What propelled me forward past that moment of doubt on the train in India into a life beyond anything I could have envisioned was a strong belief system and a positive mindset, which have evolved into something even more powerful: a Growth mindset. Along the way I’ve faced plenty of challenges: people who tried to change my belief system, the way I think about others, even the way I think about myself. But I’ve always stayed true to my principles.
And because of that and good will of many, life has also been extraordinarily kind to me. I have had my share of challenges, anxiety and angst. But I am grateful for the good times to build me and the bad ones to teach me. My first 21 years were full of adventurous road-trips, long journeys to visit family all over the country, studies in different schools and cities, and new friends everywhere I went.
And eventually led me to my lovely wife and two kids who teach me a new life lesson almost every day.
I’ve learned so much from those experiences – maybe enough to write a book about them someday! – and they’ve led me to a personal mantra that I share with everyone whose lives I have touched:
"Your thoughts (belief system) become your karma (actions),
Your karma builds your habit,
Your habits define your character,
Your character shapes your destiny."
21-year-old-me could have used those words. Luckily, he still can!
In 2023, I moved from elimination to selection driven by a very strong calling.

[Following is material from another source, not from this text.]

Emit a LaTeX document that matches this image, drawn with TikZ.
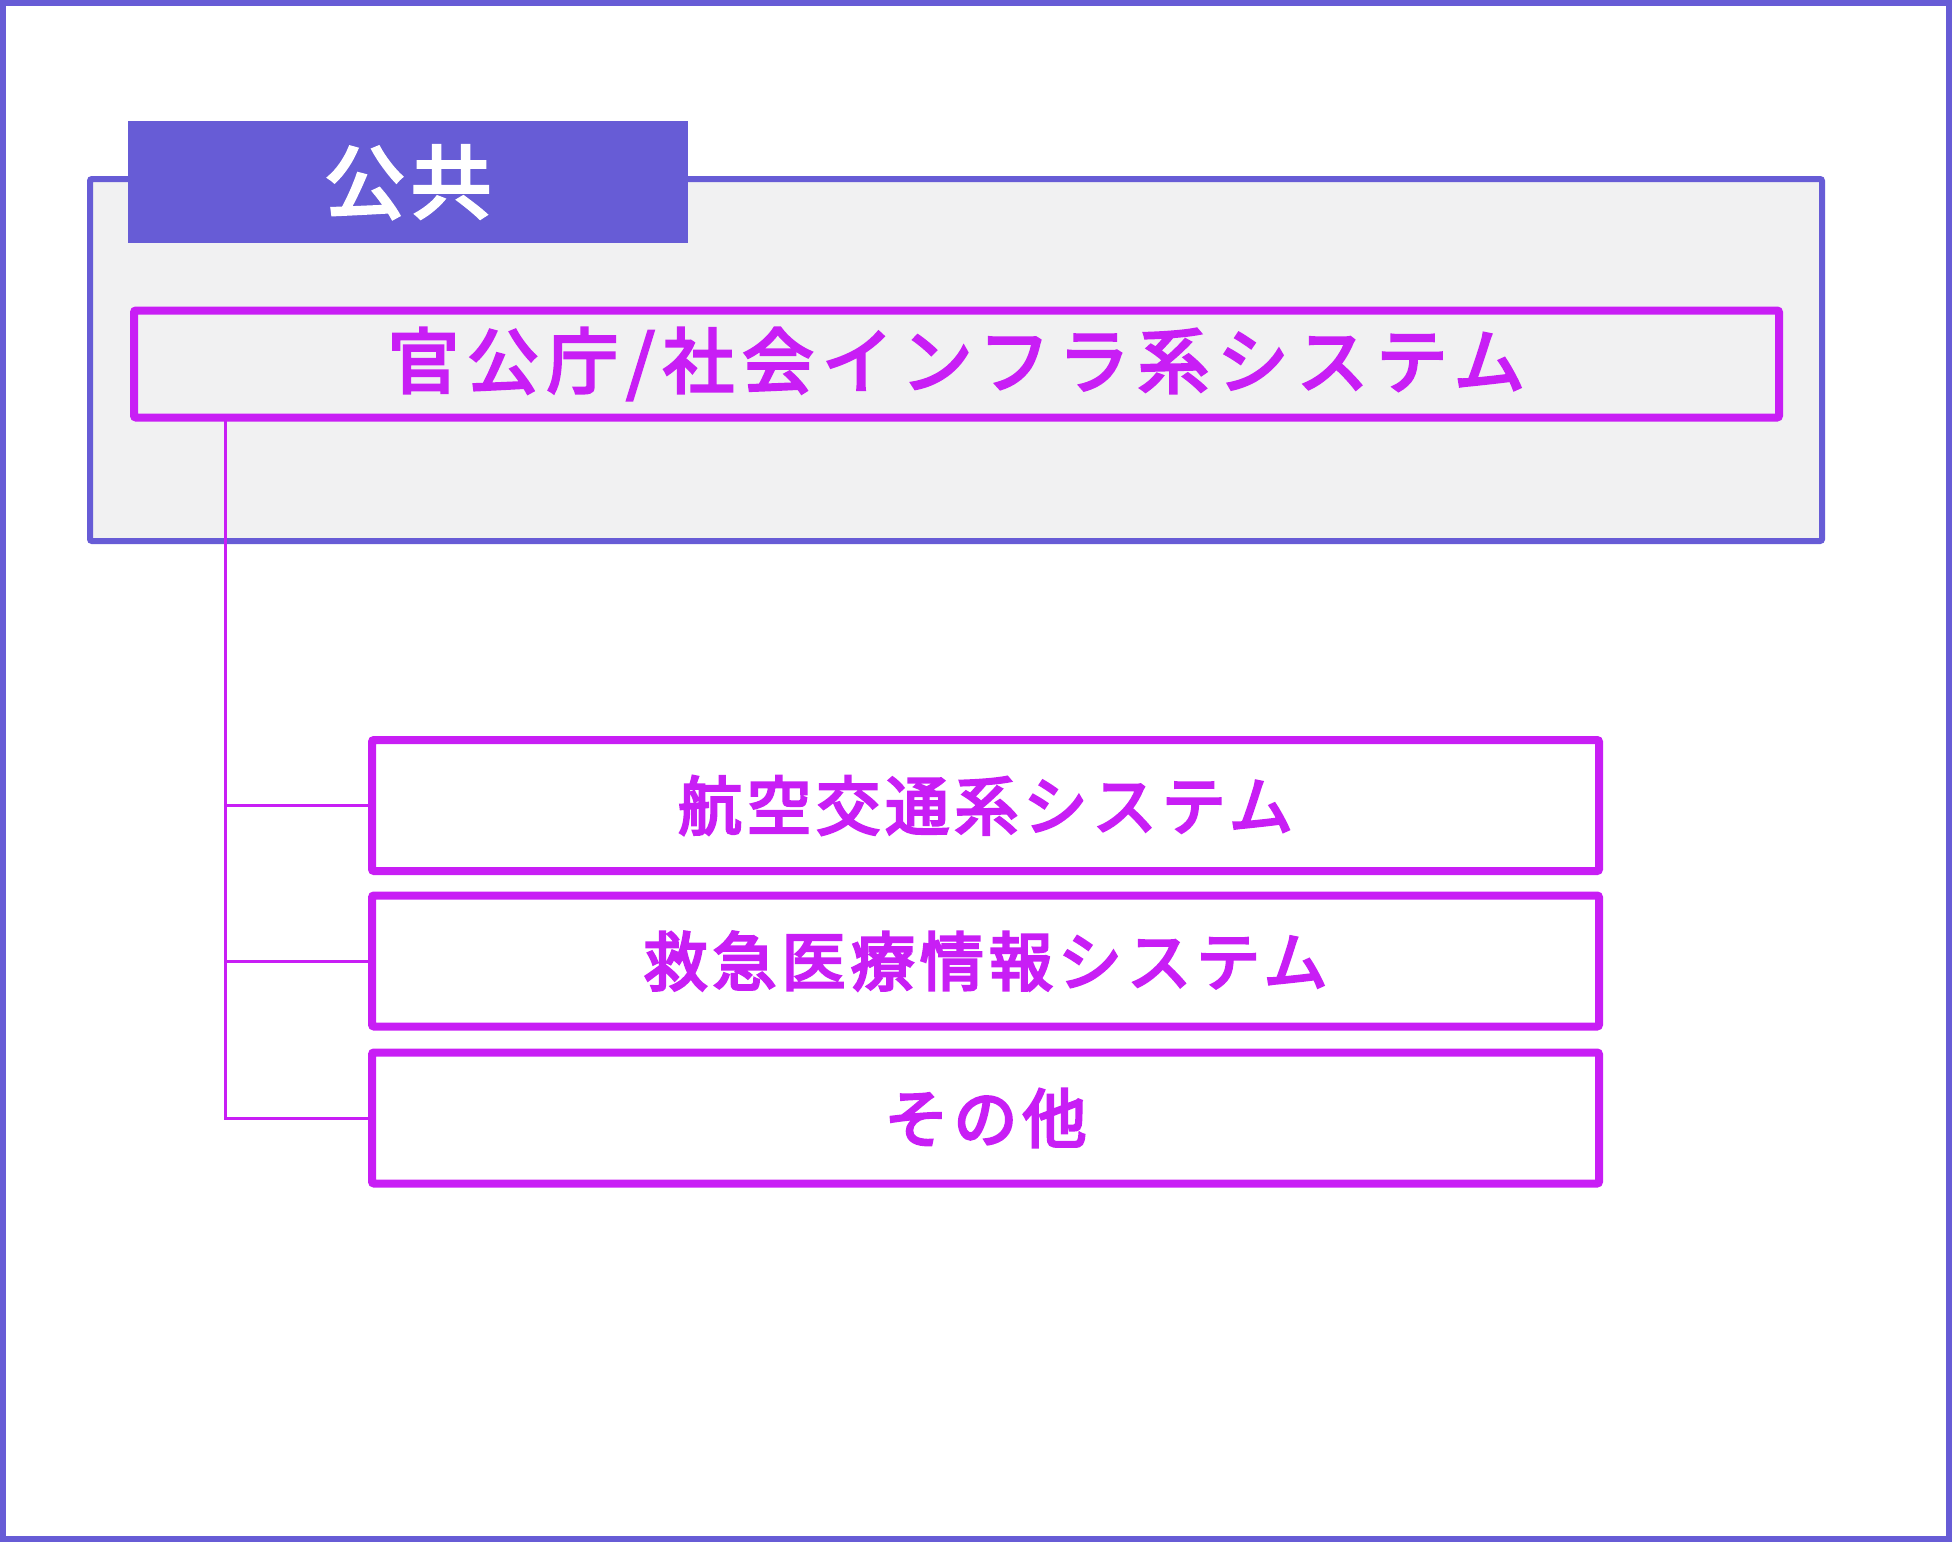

Living in Chicago, the city that has given me so much, I pressed the reset button and started fresh, just like I did on that train from Pune. I've left the corporate world behind and am now the loco pilot of the next train ride into the future. I know exactly what I want: I want to touch many more lives, have a positive impact on everyone I meet, and build something that fuels the creative spark in all of us. I want to help others to dream their dreams, pursue their own ikigai, and manifest their imaginations. The rest of this journey will be all about what we do versus what I do!